If you don’t want to shell out that kind of money for McIlroy or Spieth, Dustin Johnson ($11,300) and Phil Mickelson ($10,200) are great options to build around and will give you a little more cap room for the rest of your team.
There are a number of players with sub-$10K salaries who have big-scoring potential and play well in links-style conditions. Some of them include Jimmy Walker ($9,100), Matt Kuchar ($8,800), Brandt Snedeker ($8,100) and Graeme McDowell ($7,400).
As for the bargain bin (under $7K), Michael Putnam ($6,300) isn’t a household name nor is he playing all that well, but he does live a mile from the course and has played it more than anyone in the field.

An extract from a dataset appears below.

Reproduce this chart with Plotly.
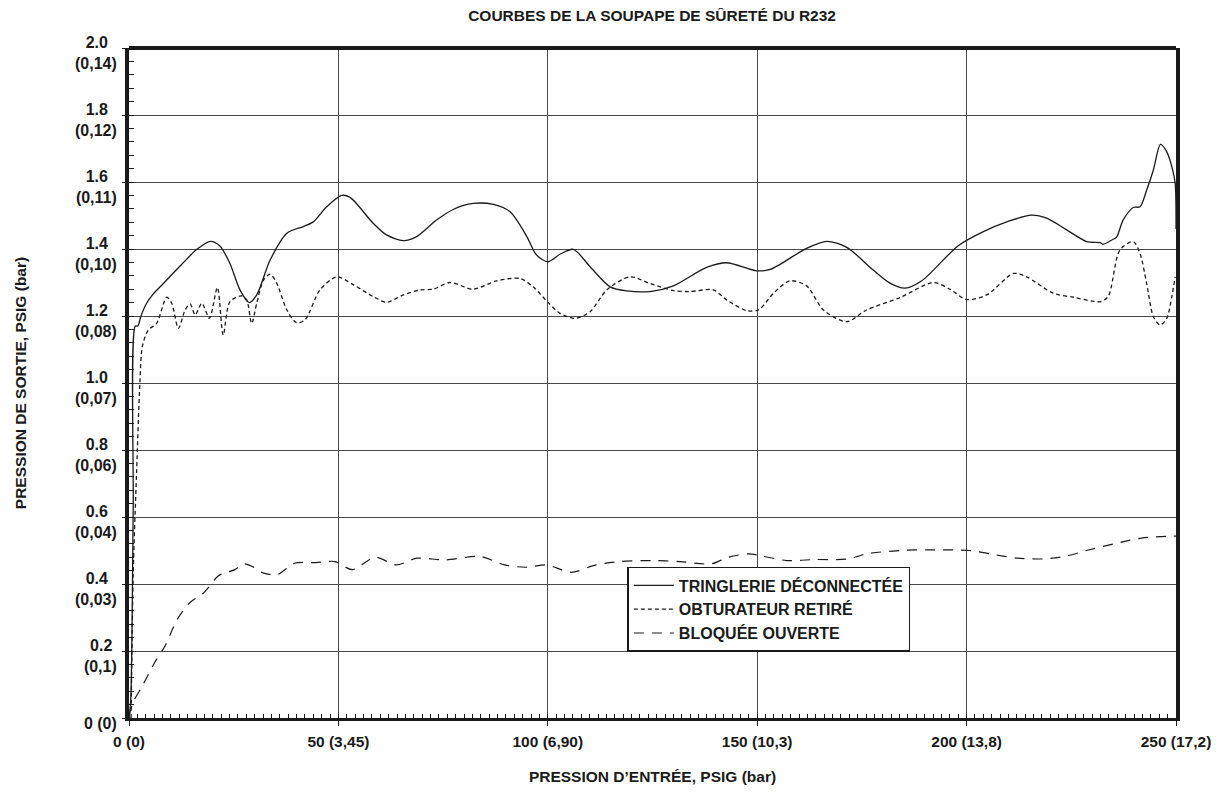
import plotly.graph_objects as go

# ---------------- data ----------------
solid_x = [0, 0.4, 1.0, 1.5, 2.1, 2.8, 4.2, 5.8, 8.2, 12.2, 16.2, 19.5, 21.7, 24.1, 26.5, 28.7,
           30.5, 33.7, 37.7, 41.6, 44.0, 47.2, 50.8, 52.8, 58.3, 61.5, 65.5, 68.7, 73.5, 77.4,
           82.2, 87.0, 91.0, 95.0, 97.3, 100.1, 103.0, 106.1, 110.1, 114.9, 118.8, 124.4, 130.0,
           137.9, 142.7, 149.9, 153.1, 161.8, 166.6, 171.4, 177.7, 181.7, 185.3, 189.3, 198.0,
           204.0, 209.6, 215.5, 219.1, 223.9, 228.7, 231.9, 232.6, 235.0, 235.8, 237.4, 239.8,
           241.4, 243.0, 244.6, 246.3, 247.8, 249.0, 249.8, 250.0]
solid_y = [0, 0.05, 0.62, 1.17, 1.17, 1.198, 1.238, 1.266, 1.297, 1.349, 1.399, 1.423, 1.409, 1.357,
           1.278, 1.240, 1.263, 1.367, 1.447, 1.467, 1.481, 1.526, 1.560, 1.554, 1.477, 1.442, 1.425,
           1.437, 1.487, 1.518, 1.536, 1.533, 1.511, 1.437, 1.382, 1.362, 1.385, 1.399, 1.347, 1.287,
           1.275, 1.273, 1.290, 1.345, 1.359, 1.335, 1.339, 1.402, 1.423, 1.405, 1.337, 1.298, 1.283,
           1.305, 1.410, 1.452, 1.481, 1.501, 1.492, 1.457, 1.422, 1.419, 1.414, 1.429, 1.435, 1.487,
           1.524, 1.526, 1.576, 1.636, 1.712, 1.690, 1.646, 1.596, 1.46]

dotted_x = [0.5, 1.0, 1.8, 2.6, 3.2, 4.6, 6.6, 9.0, 10.2, 11.8, 13.4, 14.6, 15.8, 17.4, 19.2, 21.1,
            22.5, 24.1, 26.9, 28.1, 29.3, 30.5, 32.1, 33.7, 35.3, 37.7, 40.0, 42.0, 45.6, 49.6, 53.6,
            58.3, 61.5, 65.5, 69.5, 72.7, 76.6, 82.2, 87.8, 93.4, 96.5, 100.1, 102.9, 106.5, 110.1,
            114.1, 119.6, 124.4, 130.0, 133.9, 139.5, 142.7, 147.5, 150.3, 153.9, 157.8, 161.8, 165.8,
            171.4, 176.1, 184.1, 192.1, 196.0, 200.0, 204.8, 211.2, 214.3, 220.7, 225.5, 231.9, 233.8,
            236.6, 239.8, 241.4, 243.0, 244.6, 246.2, 247.8, 249.0, 249.8]
dotted_y = [0, 0.43, 0.73, 1.0, 1.11, 1.158, 1.178, 1.256, 1.238, 1.163, 1.218, 1.236, 1.203, 1.238,
            1.193, 1.285, 1.143, 1.243, 1.260, 1.248, 1.178, 1.238, 1.307, 1.325, 1.297, 1.218, 1.180,
            1.188, 1.278, 1.317, 1.293, 1.258, 1.241, 1.263, 1.278, 1.280, 1.300, 1.280, 1.305, 1.312,
            1.287, 1.240, 1.208, 1.193, 1.213, 1.278, 1.317, 1.297, 1.276, 1.273, 1.278, 1.248, 1.216,
            1.218, 1.268, 1.305, 1.290, 1.218, 1.183, 1.218, 1.255, 1.300, 1.280, 1.249, 1.263, 1.327,
            1.317, 1.268, 1.256, 1.243, 1.258, 1.397, 1.422, 1.387, 1.297, 1.198, 1.173, 1.193, 1.258,
            1.317]

dashed_x = [0, 1.1, 3.2, 6.1, 8.6, 11.5, 14.5, 17.8, 21.2, 22.4, 25.3, 27.4, 29.5, 32.0, 35.4, 39.5,
            44.6, 49.2, 53.3, 58.8, 63.8, 68.8, 75.5, 83.9, 89.7, 94.7, 99.7, 105.6, 111.5, 117.3,
            124.9, 131.6, 139.0, 143.1, 148.0, 151.3, 157.1, 163.7, 171.9, 176.0, 184.2, 192.4, 200.7,
            205.6, 212.2, 218.8, 223.7, 228.6, 235.2, 241.8, 249.2, 250.0]
dashed_y = [0.007, 0.05, 0.096, 0.165, 0.215, 0.294, 0.344, 0.373, 0.423, 0.431, 0.443, 0.460, 0.452,
            0.433, 0.428, 0.462, 0.464, 0.467, 0.443, 0.480, 0.457, 0.477, 0.472, 0.482, 0.457, 0.450,
            0.457, 0.435, 0.457, 0.467, 0.470, 0.467, 0.460, 0.480, 0.490, 0.483, 0.470, 0.473, 0.475,
            0.490, 0.500, 0.502, 0.500, 0.490, 0.477, 0.475, 0.483, 0.500, 0.520, 0.537, 0.543, 0.543]

series_names = ["TRINGLERIE DÉCONNECTÉE", "OBTURATEUR RETIRÉ", "BLOQUÉE OUVERTE"]

x_tickvals = [0, 50, 100, 150, 200, 250]
x_ticktext = ["0 (0)", "50 (3,45)", "100 (6,90)", "150 (10,3)", "200 (13,8)", "250 (17,2)"]

y_tickvals = [0, 0.2, 0.4, 0.6, 0.8, 1.0, 1.2, 1.4, 1.6, 1.8, 2.0]
y_main = ["0", "0.2", "0.4", "0.6", "0.8", "1.0", "1.2", "1.4", "1.6", "1.8", "2.0"]
y_bar = ["(0)", "(0,1)", "(0,03)", "(0,04)", "(0,06)", "(0,07)", "(0,08)", "(0,10)", "(0,11)",
         "(0,12)", "(0,14)"]

title_text = "COURBES DE LA SOUPAPE DE SÛRETÉ DU R232"
x_title = "PRESSION D’ENTRÉE, PSIG (bar)"
y_title = "PRESSION DE SORTIE, PSIG (bar)"

# ---------------- figure ----------------
NB = "\u00a0"
y_ticktext = []
for m, b in zip(y_main, y_bar):
    if m == "0":
        y_ticktext.append(m + " " + b)
    else:
        pad = NB * (1 if len(b) <= 5 else 2)
        y_ticktext.append(m + pad + "<br>" + b)

INK = "#1a1a1a"
FONT = "Liberation Sans, Arial, sans-serif"

fig = go.Figure()
fig.add_trace(go.Scatter(x=solid_x, y=solid_y, mode="lines", name=series_names[0],
                         line=dict(color=INK, width=1.3, shape="spline", smoothing=0.8)))
fig.add_trace(go.Scatter(x=dotted_x, y=dotted_y, mode="lines", name=series_names[1],
                         line=dict(color=INK, width=1.3, dash="4px,3px", shape="spline", smoothing=0.8)))
fig.add_trace(go.Scatter(x=dashed_x, y=dashed_y, mode="lines", name=series_names[2],
                         line=dict(color=INK, width=1.2, dash="10px,8px", shape="spline", smoothing=0.8)))

fig.update_layout(
    width=1207, height=777,
    margin=dict(l=121, r=39, t=40, b=67, autoexpand=False),
    paper_bgcolor="white", plot_bgcolor="white",
    font=dict(family=FONT, color=INK, size=16, weight="bold"),
    title=dict(text=title_text, x=0.5336, xanchor="center", y=0.9897, yanchor="middle",
               yref="container", automargin=False,
               font=dict(size=15.5, family=FONT, color=INK, weight="bold")),
    showlegend=True,
    legend=dict(x=0.476, y=0.2254, xanchor="left", yanchor="top", bgcolor="white",
                bordercolor=INK, borderwidth=1.5, itemwidth=40,
                font=dict(size=16, family=FONT, color=INK, weight="bold")),
    xaxis=dict(range=[0, 250], tickmode="array", tickvals=x_tickvals, ticktext=x_ticktext,
               automargin=False,
               showgrid=True, gridcolor="#4a4a4a", gridwidth=1, zeroline=False,
               showline=True, linecolor=INK, linewidth=2.5,
               ticks="outside", ticklen=5, tickwidth=1, tickcolor=INK, ticklabelstandoff=3,
               minor=dict(dtick=2, ticks="inside", ticklen=4, tickwidth=1, tickcolor=INK, showgrid=False),
               tickfont=dict(size=15.5, family=FONT, color=INK, weight="bold"),
               title=dict(text=x_title, standoff=30,
                          font=dict(size=15.5, family=FONT, color=INK, weight="bold"))),
    yaxis=dict(range=[0, 2], tickmode="array", tickvals=y_tickvals, ticktext=y_ticktext,
               automargin=False,
               showgrid=True, gridcolor="#4a4a4a", gridwidth=1, zeroline=False,
               showline=True, linecolor=INK, linewidth=4, mirror=True,
               ticks="outside", ticklen=3, tickwidth=1, tickcolor=INK, ticklabelstandoff=2,
               ticklabelshift=5,
               minor=dict(dtick=0.04, ticks="inside", ticklen=5, tickwidth=1, tickcolor=INK, showgrid=False),
               tickfont=dict(size=16, family=FONT, color=INK, weight="bold"),
               title=dict(text=y_title, standoff=46,
                          font=dict(size=15.5, family=FONT, color=INK, weight="bold"))),
    shapes=[dict(type="line", xref="paper", yref="paper", x0=0, x1=1, y0=1, y1=1,
                 line=dict(color=INK, width=4))],
)

fig.write_html("out.html")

Others inexpensive, potential hidden gems include George McNeill ($6,600) and Erik Compton ($6,100).
DraftKings Scoring Key
Golfers on each team will accumulate points as follows:
Per Hole Scoring
Double Eagle (DBL EAG): +20 PTs
Eagle (EAG): +8 PTs
Birdie (BIR): +3 PTs
Par (PAR): +0.5 PTs
Bogey (BOG): -0.5 PTs
Double Bogey (DBL BOG): -1 PT
Worse than Double Bogey (WORSE DBL BOG): -1 PT
Tournament Finish Scoring
1st: 30 PTs
2nd: 20 PTs
3rd: 18 PTs
4th: 16 PTs
5th: 14 PTs
6th: 12 PTs
7th: 10 PTs
8th: 9 PTs
9th: 8 PTs
10th: 7 PTs
11th–15th: 6 PTs
16th–20th: 5 PTs
21st–25th: 4 PTs
26th–30th: 3 PTs
31st–40th: 2 PTs
41st-50th: 1 PTs
Streaks and Bonuses
Streak of 3 Birdies of Better (MAX 1 Per Round) (3+ BIR STRK): +3 PTs
Bogey Free Round (BOG FREE RD): +3 PTs
All 4 Rounds Under 70 Strokes (ALL 4 RDS UND 70): +5 PTs
Hole in One (HOLE IN ONE): +10 PTs
Scoring Notes: Ties for a finishing position will not reduce or average down points. For example, if 2 golfers tie for 3rd place, each will receive the 18 fantasy points for the 3rd place finish result. Playoff Holes will not count towards final scoring, with the exception of the “finishing position” scoring. For example, the golfer who wins the tournament will receive the sole award of 1st place points, but will not accrue points for their scoring result in the individual playoff holes.